When you park your car at a hotel or restaurant, or leave it with a valet, you might not think twice about leaving the keys behind. But can a business that holds the keys to your car be considered to exercise “care and control” over it?
3091?5177 Québec Inc (éconolodge Aéroport) v Lombard General Insurance Company of Canada, 2018 SCC 43?[éconolodge] says no. The case explores the question of who is liable for a car left by a guest in (and subsequently stolen from) a hotel parking lot. The insurance policy between the hotel, éconolodge Aéroport (“éconolodge”), and its insurer, Lombard General Insurance Company of Canada (“Lombard”), included a “care, custody or control” exclusion clause which, if applicable, would exempt Lombard from covering the thefts of the cars. In a fairly straightforward decision, the Supreme Court of Canada (“SCC”) determined that custody is not transferred with the handing over of keys, and so the exclusion was not applicable. This post follows the SCC’s judgment and highlights key areas of the decision, such as appellate review and the concept of custody.
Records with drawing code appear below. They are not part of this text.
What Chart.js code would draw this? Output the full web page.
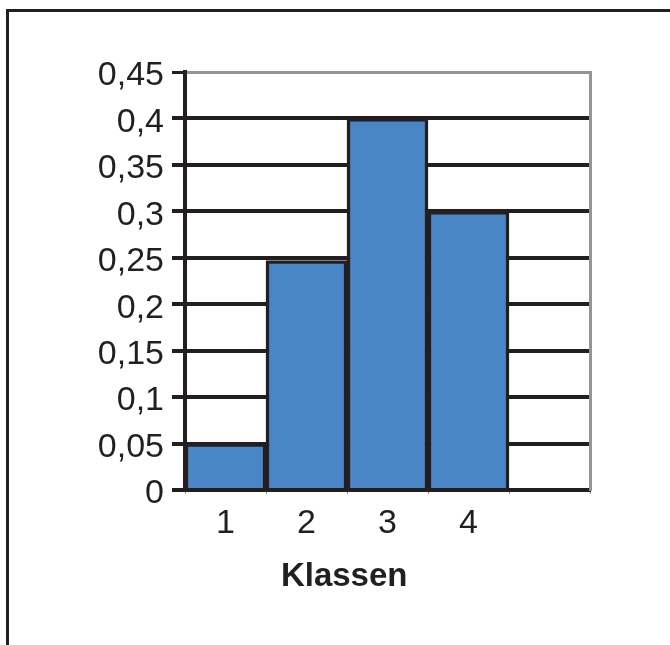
<!DOCTYPE html>
<html>
<head>
<meta charset="utf-8">
<script src="https://cdn.jsdelivr.net/npm/chart.js@4/dist/chart.umd.min.js"></script>
<style>
  html, body { margin: 0; padding: 0; background: #fff; }
  #wrap { position: relative; width: 670px; height: 645px; overflow: hidden; }
  #c { position: absolute; left: 0; top: 0; }
  #frame { position: absolute; left: 6px; top: 9px; width: 700px; height: 700px;
           border-top: 3px solid #231f20; border-left: 3px solid #231f20; pointer-events: none; }
</style>
</head>
<body>
<div id="wrap">
  <canvas id="c" width="670" height="645"></canvas>
  <div id="frame"></div>
</div>
<script>
const categories = ['1', '2', '3', '4', ''];
const values = [0.05, 0.247, 0.4, 0.3, null];
const yTickLabels = ['0', '0,05', '0,1', '0,15', '0,2', '0,25', '0,3', '0,35', '0,4', '0,45'];
const xTitle = 'Klassen';

const INK = '#231f20';
const GRAY = '#939598';
const FONT = "'Liberation Sans', Arial, sans-serif";

const titlePlugin = {
  id: 'xTitle',
  afterDraw(chart) {
    const ctx = chart.ctx;
    const a = chart.chartArea;
    ctx.save();
    ctx.font = 'bold 33px ' + FONT;
    ctx.fillStyle = INK;
    ctx.textAlign = 'center';
    ctx.textBaseline = 'middle';
    ctx.fillText(xTitle, a.left + (a.right - a.left) * 0.393, a.bottom + 87);
    ctx.restore();
  }
};

new Chart(document.getElementById('c'), {
  type: 'bar',
  data: {
    labels: categories,
    datasets: [{
      data: values,
      backgroundColor: '#4a86c6',
      borderColor: INK,
      borderWidth: 3.5,
      barPercentage: 1,
      categoryPercentage: 1
    }]
  },
  options: {
    responsive: false,
    animation: false,
    devicePixelRatio: 1,
    layout: { padding: { top: 72, right: 80, bottom: 0, left: 0 } },
    plugins: { legend: { display: false }, tooltip: { enabled: false }, title: { display: false } },
    scales: {
      x: {
        z: 1,
        offset: true,
        border: { display: true, color: INK, width: 4 },
        grid: { offset: true, drawOnChartArea: false, drawTicks: true, tickLength: 4, color: GRAY, lineWidth: 1 },
        ticks: { color: INK, font: { family: FONT, size: 34 }, padding: 9, maxRotation: 0 },
        afterFit(s) { s.height = 155; }
      },
      y: {
        min: 0, max: 0.45,
        ticks: {
          stepSize: 0.05,
          color: INK,
          font: { family: FONT, size: 34 },
          padding: 8,
          labelOffset: 4,
          callback: (v, i) => yTickLabels[i]
        },
        border: { display: true, color: INK, width: 4 },
        grid: {
          color: (c) => (c.index === 9 ? GRAY : INK),
          lineWidth: (c) => (c.index === 9 ? 3 : 4),
          tickColor: INK,
          tickLength: 13,
          drawTicks: true
        },
        afterFit(s) { s.width = 185; }
      },
      y2: {
        position: 'right',
        min: 0, max: 0.45,
        ticks: { display: false },
        grid: { drawOnChartArea: false, drawTicks: false },
        border: { display: true, color: GRAY, width: 3 },
        afterFit(s) { s.width = 0; }
      }
    }
  },
  plugins: [titlePlugin]
});
</script>
</body>
</html>
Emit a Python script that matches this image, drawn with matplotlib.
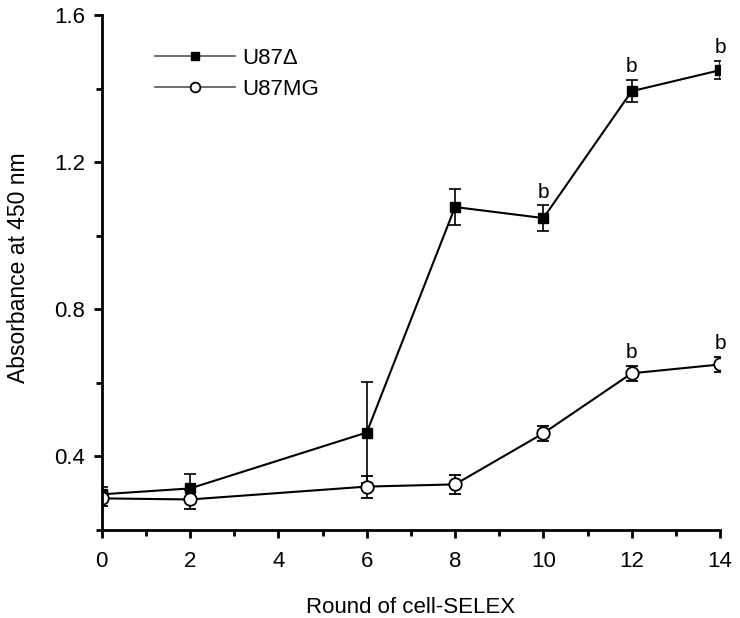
import matplotlib
matplotlib.use("Agg")
import matplotlib.pyplot as plt
from matplotlib.ticker import MultipleLocator
from matplotlib.lines import Line2D

rounds = [0, 2, 6, 8, 10, 12, 14]
u87d = [0.297, 0.313, 0.465, 1.078, 1.048, 1.393, 1.450]
u87d_err = [0.020, 0.038, 0.136, 0.050, 0.035, 0.030, 0.025]
u87mg = [0.286, 0.283, 0.318, 0.324, 0.463, 0.626, 0.650]
u87mg_err = [0.020, 0.025, 0.030, 0.025, 0.020, 0.020, 0.020]
sig_d = [10, 12, 14]
sig_mg = [12, 14]

plt.rcParams['font.family'] = ['Liberation Sans', 'DejaVu Sans']

fig = plt.figure(figsize=(7.4, 6.18), dpi=100)
ax = fig.add_axes([0.1375, 0.1424, 0.8355, 0.8333])

ax.errorbar(rounds, u87d, yerr=u87d_err, color='black', marker='s', markersize=7,
            linewidth=1.5, elinewidth=1.2, capsize=4, capthick=1.2)
ax.errorbar(rounds, u87mg, yerr=u87mg_err, color='black', marker='o', markersize=9,
            markerfacecolor='white', markeredgewidth=1.3, linewidth=1.5,
            elinewidth=1.2, capsize=4, capthick=1.2)

for r in sig_d:
    i = rounds.index(r)
    ax.text(r, u87d[i] + u87d_err[i] + 0.01, 'b', ha='center', va='bottom', fontsize=15)
for r in sig_mg:
    i = rounds.index(r)
    ax.text(r, u87mg[i] + u87mg_err[i] + 0.01, 'b', ha='center', va='bottom', fontsize=15)

ax.set_xlim(0, 14)
ax.set_ylim(0.2, 1.6)
ax.xaxis.set_major_locator(MultipleLocator(2))
ax.xaxis.set_minor_locator(MultipleLocator(1))
ax.yaxis.set_minor_locator(MultipleLocator(0.2))
ax.set_yticks([0.4, 0.8, 1.2, 1.6])
ax.set_yticklabels(['0.4', '0.8', '1.2', '1.6'])

for s in ['top', 'right']:
    ax.spines[s].set_visible(False)
for s in ['left', 'bottom']:
    ax.spines[s].set_linewidth(2)
    ax.spines[s].set_clip_on(False)

ax.tick_params(which='major', direction='out', length=6, width=2, labelsize=16)
ax.tick_params(axis='x', which='major', pad=9)
ax.tick_params(axis='y', which='major', pad=6)
ax.tick_params(which='minor', direction='out', length=4, width=2)

ax.set_xlabel('Round of cell-SELEX', fontsize=16, va='center')
ax.set_ylabel('Absorbance at 450 nm', fontsize=16.5, va='center')
ax.xaxis.set_label_coords(0.5, -0.15)
ax.yaxis.set_label_coords(-0.135, 0.51)

handles = [
    Line2D([], [], color='#555555', linewidth=1.2, marker='s', markersize=6,
           markerfacecolor='black', markeredgecolor='black'),
    Line2D([], [], color='#555555', linewidth=1.2, marker='o', markersize=7,
           markerfacecolor='white', markeredgecolor='black', markeredgewidth=1.3),
]
ax.legend(handles, ['U87Δ', 'U87MG'], loc='upper left', bbox_to_anchor=(0.054, 0.975),
          frameon=False, fontsize=16, handlelength=3.6, handletextpad=0.3,
          labelspacing=0.45)

fig.savefig('out.png', dpi=100)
éconolodge Aéroport (“éconolodge”), a park-and-fly hotel in Montreal, allows its guests to stay in its rooms, park their cars in its lot, and use its shuttle to get to the nearby airport. Guests using éconolodge’s parking lot in the winter must leave their keys at the front desk so that éconolodge staff can move the cars to clear the parking lot of snow. In January 2005, one of éconolodge’s guests returned from a trip and discovered their car had been stolen off the lot. In March 2006, another guest had their car stolen as well. The guests’ insurers, acting in subrogation of their clients, brought actions against éconolodge to cover the thefts. Lombard pointed to its care, custody, or control exclusion clause, claiming that éconolodge had custody of the cars, which exempted Lombard from covering the thefts.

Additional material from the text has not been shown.